Charts and diagrams as code

☆ ☆ ☆

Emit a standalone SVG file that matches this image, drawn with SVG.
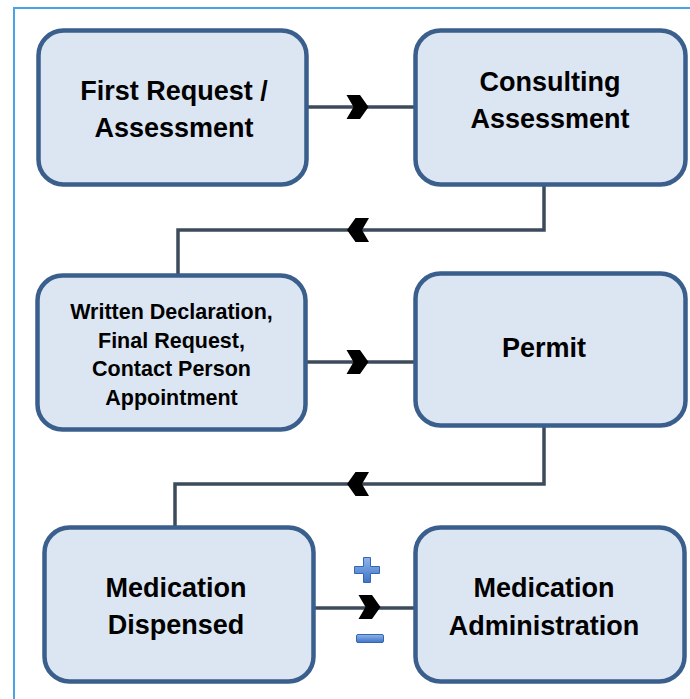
<svg xmlns="http://www.w3.org/2000/svg" width="690" height="699" viewBox="0 0 690 699">
<defs>
<style>
.box{fill:#dce6f2;stroke:#3a5f8d;stroke-width:4.5}
.conn{fill:none;stroke:#3c4b5b;stroke-width:3.5}
.chev{fill:#000}
.t{font-family:"Liberation Sans",Arial,sans-serif;font-weight:bold;font-size:27px;fill:#000;text-anchor:middle}
.s{font-size:21.5px}
</style>
<linearGradient id="blu" x1="0" y1="0" x2="0" y2="1">
<stop offset="0" stop-color="#8fb4ea"/>
<stop offset="1" stop-color="#3f74c8"/>
</linearGradient>
<path id="chr" d="M-11,-12 L2.5,-12 L11,0 L2.5,12 L-11,12 L-4,0 Z"/>
</defs>
<rect x="14" y="8" width="700" height="720" fill="#fff" stroke="#4aa3e6" stroke-width="2"/>
<g id="connectors">
<line class="conn" x1="306" y1="107" x2="416" y2="107"/>
<use href="#chr" class="chev" transform="translate(357.5,107)"/>
<polyline class="conn" points="544,185 544,230 178,230 178,276"/>
<use href="#chr" class="chev" transform="translate(358,230) scale(-1,1)"/>
<line class="conn" x1="306" y1="362" x2="416" y2="362"/>
<use href="#chr" class="chev" transform="translate(357.5,362)"/>
<polyline class="conn" points="544,426 544,484 175,484 175,528"/>
<use href="#chr" class="chev" transform="translate(358,484) scale(-1,1)"/>
<line class="conn" x1="313" y1="608" x2="416" y2="608"/>
<use href="#chr" class="chev" transform="translate(369.5,607)"/>
<g id="plus">
<path d="M363.5,557.5 h7 v9 h9 v7 h-9 v9 h-7 v-9 h-9 v-7 h9 Z" fill="url(#blu)" stroke="#3566b0" stroke-width="1"/>
</g>
<g id="minus">
<rect x="356.5" y="634.5" width="27" height="8" rx="1.5" fill="url(#blu)" stroke="#3566b0" stroke-width="1"/>
</g>
</g>
<g id="n1">
<rect class="box" x="38.5" y="30.5" width="268" height="154" rx="25"/>
<text class="t" x="174" y="100">First Request /</text>
<text class="t" x="174" y="137">Assessment</text>
</g>
<g id="n2">
<rect class="box" x="415.5" y="30.5" width="270" height="154" rx="25"/>
<text class="t" x="550" y="91">Consulting</text>
<text class="t" x="550" y="128">Assessment</text>
</g>
<g id="n3">
<rect class="box" x="37.5" y="275.5" width="268" height="154" rx="25"/>
<text class="t s" x="171.5" y="319">Written Declaration,</text>
<text class="t s" x="171.5" y="347.5">Final Request,</text>
<text class="t s" x="171.5" y="376">Contact Person</text>
<text class="t s" x="171.5" y="405">Appointment</text>
</g>
<g id="n4">
<rect class="box" x="415.5" y="273.5" width="270" height="152" rx="25"/>
<text class="t" x="544" y="357">Permit</text>
</g>
<g id="n5">
<rect class="box" x="44.5" y="527.5" width="269" height="154" rx="25"/>
<text class="t" x="176" y="597">Medication</text>
<text class="t" x="176" y="634">Dispensed</text>
</g>
<g id="n6">
<rect class="box" x="415.5" y="527.5" width="269" height="154" rx="25"/>
<text class="t" x="544" y="597">Medication</text>
<text class="t" x="544" y="635">Administration</text>
</g>
</svg>
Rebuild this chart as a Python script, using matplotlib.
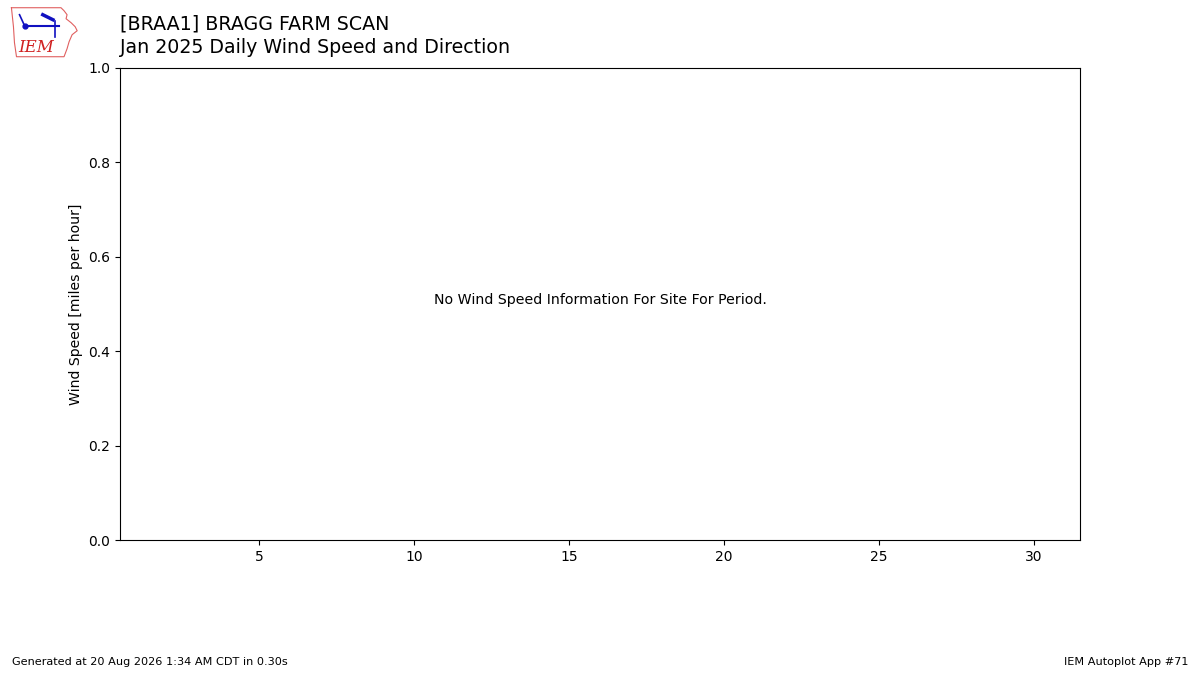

☆ ☆ ☆

WHAT NEEDS TO BE DONE: Repeat all the records above exactly, leaving out any pictures.

TASK OUTPUT:
Emit a standalone SVG file that matches this image, drawn with SVG.
<svg xmlns="http://www.w3.org/2000/svg" width="690" height="699" viewBox="0 0 690 699">
<defs>
<style>
.box{fill:#dce6f2;stroke:#3a5f8d;stroke-width:4.5}
.conn{fill:none;stroke:#3c4b5b;stroke-width:3.5}
.chev{fill:#000}
.t{font-family:"Liberation Sans",Arial,sans-serif;font-weight:bold;font-size:27px;fill:#000;text-anchor:middle}
.s{font-size:21.5px}
</style>
<linearGradient id="blu" x1="0" y1="0" x2="0" y2="1">
<stop offset="0" stop-color="#8fb4ea"/>
<stop offset="1" stop-color="#3f74c8"/>
</linearGradient>
<path id="chr" d="M-11,-12 L2.5,-12 L11,0 L2.5,12 L-11,12 L-4,0 Z"/>
</defs>
<rect x="14" y="8" width="700" height="720" fill="#fff" stroke="#4aa3e6" stroke-width="2"/>
<g id="connectors">
<line class="conn" x1="306" y1="107" x2="416" y2="107"/>
<use href="#chr" class="chev" transform="translate(357.5,107)"/>
<polyline class="conn" points="544,185 544,230 178,230 178,276"/>
<use href="#chr" class="chev" transform="translate(358,230) scale(-1,1)"/>
<line class="conn" x1="306" y1="362" x2="416" y2="362"/>
<use href="#chr" class="chev" transform="translate(357.5,362)"/>
<polyline class="conn" points="544,426 544,484 175,484 175,528"/>
<use href="#chr" class="chev" transform="translate(358,484) scale(-1,1)"/>
<line class="conn" x1="313" y1="608" x2="416" y2="608"/>
<use href="#chr" class="chev" transform="translate(369.5,607)"/>
<g id="plus">
<path d="M363.5,557.5 h7 v9 h9 v7 h-9 v9 h-7 v-9 h-9 v-7 h9 Z" fill="url(#blu)" stroke="#3566b0" stroke-width="1"/>
</g>
<g id="minus">
<rect x="356.5" y="634.5" width="27" height="8" rx="1.5" fill="url(#blu)" stroke="#3566b0" stroke-width="1"/>
</g>
</g>
<g id="n1">
<rect class="box" x="38.5" y="30.5" width="268" height="154" rx="25"/>
<text class="t" x="174" y="100">First Request /</text>
<text class="t" x="174" y="137">Assessment</text>
</g>
<g id="n2">
<rect class="box" x="415.5" y="30.5" width="270" height="154" rx="25"/>
<text class="t" x="550" y="91">Consulting</text>
<text class="t" x="550" y="128">Assessment</text>
</g>
<g id="n3">
<rect class="box" x="37.5" y="275.5" width="268" height="154" rx="25"/>
<text class="t s" x="171.5" y="319">Written Declaration,</text>
<text class="t s" x="171.5" y="347.5">Final Request,</text>
<text class="t s" x="171.5" y="376">Contact Person</text>
<text class="t s" x="171.5" y="405">Appointment</text>
</g>
<g id="n4">
<rect class="box" x="415.5" y="273.5" width="270" height="152" rx="25"/>
<text class="t" x="544" y="357">Permit</text>
</g>
<g id="n5">
<rect class="box" x="44.5" y="527.5" width="269" height="154" rx="25"/>
<text class="t" x="176" y="597">Medication</text>
<text class="t" x="176" y="634">Dispensed</text>
</g>
<g id="n6">
<rect class="box" x="415.5" y="527.5" width="269" height="154" rx="25"/>
<text class="t" x="544" y="597">Medication</text>
<text class="t" x="544" y="635">Administration</text>
</g>
</svg>
Rebuild this chart as a Python script, using matplotlib.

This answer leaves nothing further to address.